NILFISK OS

VISION
A redesigned operating system built from the ground up that puts users first and brings a unified experience across the Nilfisk lineup while still respecting the unique needs of each machine.
HIGHLIGHTS
The right information. At the right time.
CHALLENGES IN THIS DOMAIN
Rudimentary interfaces were slowing down every type of user.
These challenges surfaced through field observation, engineering team discussions, conversations with operators on factory floors, and sessions with service technicians.
Keeping in mind the unique needs of each machine
Designing for multimodal interfaces with small screens
Getting design a seat at engineering and product conversations
No shared standard for mapping faults to severity or response
Adapting web accessibility standards to machine-specific physical environments



DESIGNING WITH AI
AI tools raise output speed. The real focus shifts to deciding what to create and how to keep quality consistent.
Prototyping interfaces
Figma Make referenced the design system to prototype a fault log dashboard. This fast-tracked discussions on information hierarchy, bundling service call data on-screen, and filtering logs per visit.

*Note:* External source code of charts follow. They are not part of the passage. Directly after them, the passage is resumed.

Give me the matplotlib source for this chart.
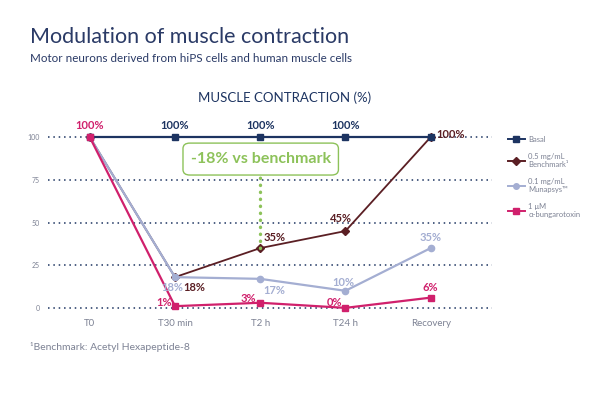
import matplotlib.pyplot as plt
from matplotlib.lines import Line2D
from matplotlib.patches import FancyBboxPatch

plt.rcParams['font.family'] = ['Lato', 'DejaVu Sans']

timepoints = ["T0", "T30 min", "T2 h", "T24 h", "Recovery"]
basal = [100, 100, 100, 100, 100]
benchmark = [100, 18, 35, 45, 100]
munapsys = [100, 18, 17, 10, 35]
bungarotoxin = [100, 1, 3, 0, 6]
y_ticks = [0, 25, 50, 75, 100]

NAVY = "#1d3461"
BROWN = "#5b1f24"
LIGHT = "#a4aed2"
PINK = "#d0206c"
GREEN = "#8dc25a"
GRAY = "#7d8294"

fig = plt.figure(figsize=(6.0, 3.95), dpi=100)
W, H = 600, 395


def px(x0, y0, x1, y1):
    return [x0 / W, 1 - y1 / H, (x1 - x0) / W, (y1 - y0) / H]


ax = fig.add_axes(px(48, 132, 492, 313))
x = list(range(len(timepoints)))
ax.set_xlim(-0.49, 4.72)
ax.set_ylim(-3, 103)

for yv in y_ticks:
    ax.axhline(yv, color=NAVY, lw=1.1, ls=(0, (1, 2.5)), zorder=1)

ax.plot(x, benchmark, color=BROWN, lw=1.3, marker="D", ms=4.5, zorder=3)
ax.plot(x, munapsys, color=LIGHT, lw=1.6, marker="o", ms=4.5, zorder=4)
ax.plot(x, basal, color=NAVY, lw=1.6, marker="s", ms=5, zorder=5)
ax.plot(x, bungarotoxin, color=PINK, lw=1.6, marker="s", ms=5, zorder=6)

# green annotation
ax.plot([2, 2], [benchmark[2], 77.8], color=GREEN, lw=2.4, ls=(0, (0.1, 2.0)),
        dash_capstyle="round", zorder=7)
box = FancyBboxPatch((1.094, 77.8), 1.824, 18.7, boxstyle="round,pad=0,rounding_size=0.08",
                     fc="white", ec=GREEN, lw=1.0, zorder=8, mutation_aspect=40)
ax.add_patch(box)
ax.text(2.006, 87.2, "-18% vs benchmark", color=GREEN, fontsize=11.5, ha="center", va="center",
        fontweight="bold", zorder=9)

kw = dict(fontsize=8, fontweight="bold", zorder=10, va="center")
ax.text(0, 107, "100%", color=PINK, ha="center", **kw)
for i in (1, 2, 3):
    ax.text(i, 107, "100%", color=NAVY, ha="center", **kw)
ax.text(4.07, 101.5, "100%", color=BROWN, ha="left", **kw)
ax.text(2.95, 52.6, "45%", color=BROWN, ha="center", **kw)
ax.text(2.04, 41, "35%", color=BROWN, ha="left", **kw)
ax.text(1.1, 11.7, "18%", color=BROWN, ha="left", **kw)
ax.text(1.1, 11.7, "18%", color=LIGHT, ha="right", **kw)
ax.text(2.04, 10, "17%", color=LIGHT, ha="left", **kw)
ax.text(2.98, 14.6, "10%", color=LIGHT, ha="center", **kw)
ax.text(4.0, 41.5, "35%", color=LIGHT, ha="center", **kw)
ax.text(0.965, 3, "1%", color=PINK, ha="right", **kw)
ax.text(1.865, 5.3, "3%", color=PINK, ha="center", **kw)
ax.text(2.87, 3, "0%", color=PINK, ha="center", **kw)
ax.text(4.0, 11.7, "6%", color=PINK, ha="center", **kw)

ax.set_xticks(x)
ax.set_xticklabels(timepoints, fontsize=7, color=GRAY)
ax.set_yticks(y_ticks)
ax.set_yticklabels([str(v) for v in y_ticks], fontsize=5, color=GRAY)
ax.tick_params(length=0, axis="y", pad=6)
ax.tick_params(length=0, axis="x", pad=4)
for s in ax.spines.values():
    s.set_visible(False)

handles = [
    Line2D([], [], color=NAVY, lw=1.4, marker="s", ms=4.5),
    Line2D([], [], color=BROWN, lw=1.4, marker="D", ms=4),
    Line2D([], [], color=LIGHT, lw=1.4, marker="o", ms=4),
    Line2D([], [], color=PINK, lw=1.4, marker="s", ms=4.5),
]
labels = ["Basal", "0.5 mg/mL\nBenchmark¹", "0.1 mg/mL\nMunapsys™", "1 μM\nα-bungarotoxin"]
leg = fig.legend(handles, labels, loc="upper left", bbox_to_anchor=(501 / W, 1 - 129 / H),
                 frameon=False, fontsize=5.5, handlelength=2.2, handletextpad=0.5,
                 labelspacing=1.3)
for t in leg.get_texts():
    t.set_color(GRAY)

fig.text(30 / W, 1 - 37 / H, "Modulation of muscle contraction", fontsize=15.5, color="#2a3a66",
         va="center", ha="left")
fig.text(30 / W, 1 - 58 / H, "Motor neurons derived from hiPS cells and human muscle cells",
         fontsize=8.4, color="#2a3a66", va="center", ha="left")
fig.text(285 / W, 1 - 98 / H, "MUSCLE CONTRACTION (%)", fontsize=9.5, color=NAVY,
         va="center", ha="center")
fig.text(30 / W, 1 - 347 / H, "¹Benchmark: Acetyl Hexapeptide-8", fontsize=7.5, color=GRAY,
         va="center", ha="left")

fig.savefig("out.png", dpi=100)
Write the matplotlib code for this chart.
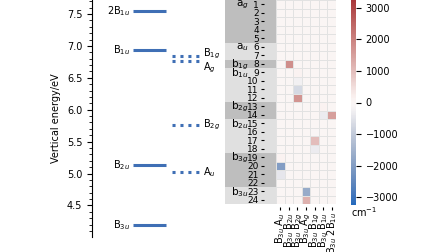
import numpy as np
import matplotlib
matplotlib.use("Agg")
import matplotlib.pyplot as plt
import matplotlib.transforms as mtrans
from matplotlib.patches import Rectangle
import seaborn as sns

# ---------------- data ----------------
solid_labels = ['B$_{3u}$', 'B$_{2u}$', 'B$_{1u}$', '2B$_{1u}$']
solid_E = [4.19, 5.13, 6.94, 7.55]
dotted_labels = ['A$_u$', 'B$_{2g}$', 'A$_g$', 'B$_{1g}$']
dotted_E = [5.03, 5.76, 6.76, 6.84]

col_labels = ['B$_{3u}$ A$_u$', 'B$_{3u}$ B$_{2u}$', 'B$_{3u}$ B$_{2g}$',
              'B$_{3u}$ A$_g$', 'B$_{3u}$ B$_{1g}$', 'B$_{3u}$ B$_{1u}$',
              'B$_{3u}$ 2B$_{1u}$']
row_labels = [str(i) for i in range(1, 25)]
group_names = ['a$_g$', 'a$_u$', 'b$_{1g}$', 'b$_{1u}$', 'b$_{2g}$', 'b$_{2u}$', 'b$_{3g}$', 'b$_{3u}$']
group_sizes = [5, 2, 1, 4, 2, 4, 4, 2]

# coupling values (rows 1..24, columns as col_labels)
cells = {  # (row index, col index): value
    (7, 1): 1800,
    (8, 2): 150, (9, 2): -250, (10, 2): -700, (11, 2): 1700,
    (12, 5): 150, (13, 5): -350, (13, 6): 1500,
    (15, 4): -100, (16, 4): 1000, (17, 4): -350,
    (18, 0): 150, (19, 0): -2000, (20, 0): -450,
    (22, 3): -1700, (23, 3): 1200,
}
vmax = 3250

# ---------------- figure ----------------
fig = plt.figure(figsize=(4.48, 2.52), dpi=100)
blue = '#3f6fb5'

ax1 = fig.add_axes([92/448, 1-236.7/252, 123/448, 236.7/252])
ax1.set_xlim(0, 1)
ax1.set_ylim(4.01, 7.72)
for E, lab in zip(solid_E, solid_labels):
    ax1.plot([0.333, 0.602], [E, E], color=blue, lw=2.2, solid_capstyle='butt')
    ax1.text(0.31, E, lab, ha='right', va='center', fontsize=7)
dy = {'A$_g$': -0.11, 'B$_{1g}$': 0.04}
for E, lab in zip(dotted_E, dotted_labels):
    ax1.plot([0.65, 0.894], [E, E], color=blue, lw=2.2, ls=(0, (1, 1.6)))
    ax1.text(0.9, E + dy.get(lab, 0), lab, ha='left', va='center', fontsize=7)
for s in ['top', 'right', 'bottom']:
    ax1.spines[s].set_visible(False)
ax1.set_xticks([])
ax1.set_yticks(np.arange(4.5, 7.6, 0.5))
ax1.set_yticks(np.arange(4.1, 7.75, 0.1), minor=True)
ax1.tick_params(axis='y', labelsize=7)
ax1.tick_params(axis='y', which='minor', length=2)
ax1.set_ylabel('Vertical energy/eV', fontsize=7)

# heatmap
data = np.zeros((24, 7))
for (r, c), v in cells.items():
    data[r, c] = v

ax2 = fig.add_axes([276/448, 1-204/252, 60/448, 204/252])
cax = fig.add_axes([351/448, 1-205/252, 5/448, 205/252])
sns.heatmap(data, ax=ax2, cbar_ax=cax, cmap='vlag', vmin=-vmax, vmax=vmax,
            linewidths=0.5, linecolor='#e2e2e2',
            xticklabels=col_labels, yticklabels=row_labels)
ax2.spines['left'].set_position(('outward', 9))
ax2.spines['bottom'].set_position(('outward', 2))
ax2.set_yticks(np.arange(24) + 0.5)
ax2.set_xticks(np.arange(7) + 0.5)
ax2.set_yticklabels(row_labels, rotation=0, fontsize=6.5)
ax2.set_xticklabels(col_labels, rotation=90, fontsize=7)
ax2.tick_params(axis='y', pad=1.2, length=2.2)
ax2.tick_params(axis='x', pad=1.5, length=2.2)

trans = mtrans.blended_transform_factory(ax2.transAxes, ax2.transData)
start = 0
for i, (name, n) in enumerate(zip(group_names, group_sizes)):
    col = '#bebebe' if i % 2 == 0 else '#e0e0e0'
    ax2.add_patch(Rectangle((-0.85, start), 0.85, n, transform=trans,
                            facecolor=col, edgecolor='none', clip_on=False, zorder=0))
    ax2.text(-0.46, start + 0.6, name, transform=trans, ha='right', va='center', fontsize=7.5)
    start += n

cax.tick_params(labelsize=7)
cax.set_yticks([-3000, -2000, -1000, 0, 1000, 2000, 3000])
cax.text(0.0, -0.003, 'cm$^{-1}$', transform=cax.transAxes, ha='left', va='top', fontsize=7)

fig.savefig('out.png', dpi=100)
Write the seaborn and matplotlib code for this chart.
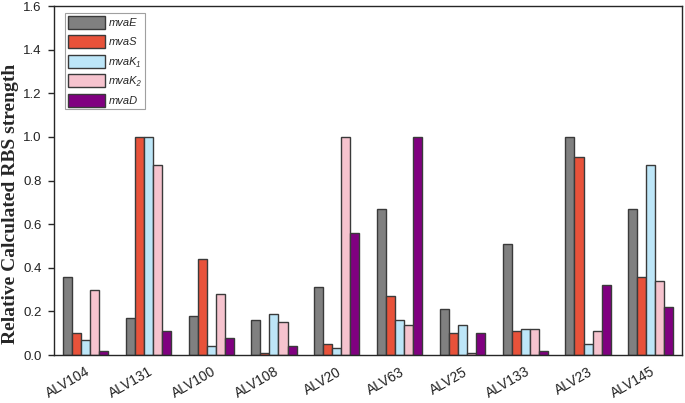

Establishing a shared language with Design Studios
Figma Slides brought visual consistency to Design Studio presentations and kept stakeholders engaged.

Documenting feature requirements
Atlassian Rovo and Microsoft Copilot captured requirements directly from meetings and discussion notes.
UX copywriting
Good UX copy is the difference between an operator who can act and an operator who can't. LLMs were used to create variations with industry specific language and constraints.


Making the machine smarter with AI-enabled user flows
The UI identifies patterns in user behaviour. Do operators trip at the same step in a guided flow? Are brooms running too low and causing wear? The machine senses repeated issues and adjusts its guidance accordingly.

UNIFIED DESIGN ARCHITECTURE
Making the building part easy.
The experiences were built through a shared design language using the Atomic Design Methodology.
Designed for multimodal interaction
All subsystems were mapped to both touch controls on-screen and multiple physical controls on the machine.


Design Tokens
Design tokens were defined across color, typography, iconography, spacing, and sizing - at both raw and semantic levels.

Adapted accessibility for real-world conditions
All values are aligned with AAA accessibility standards. The interface was validated on the machine’s hardware display, with color adjustments made to address real-world visibility issues where compliant values appeared washed out.
Reusable UI Components
Designing for multiple screen sizes requires every building block to be a scalable component. For example, icons sit within Hotkey buttons. These icons scale. The interaction area of the hotkey button scales as well.


Fault Prioritisation Framework and WYSIWYG
Operators learn by doing. Accurate real-time UI means the interface teaches as much as it guides - cognitive scaffolding, not just task completion.


Unified Workflows with the Stepped Flow
Using the same component across different user flows created a sense of familiarity with the guidance the UI would provide.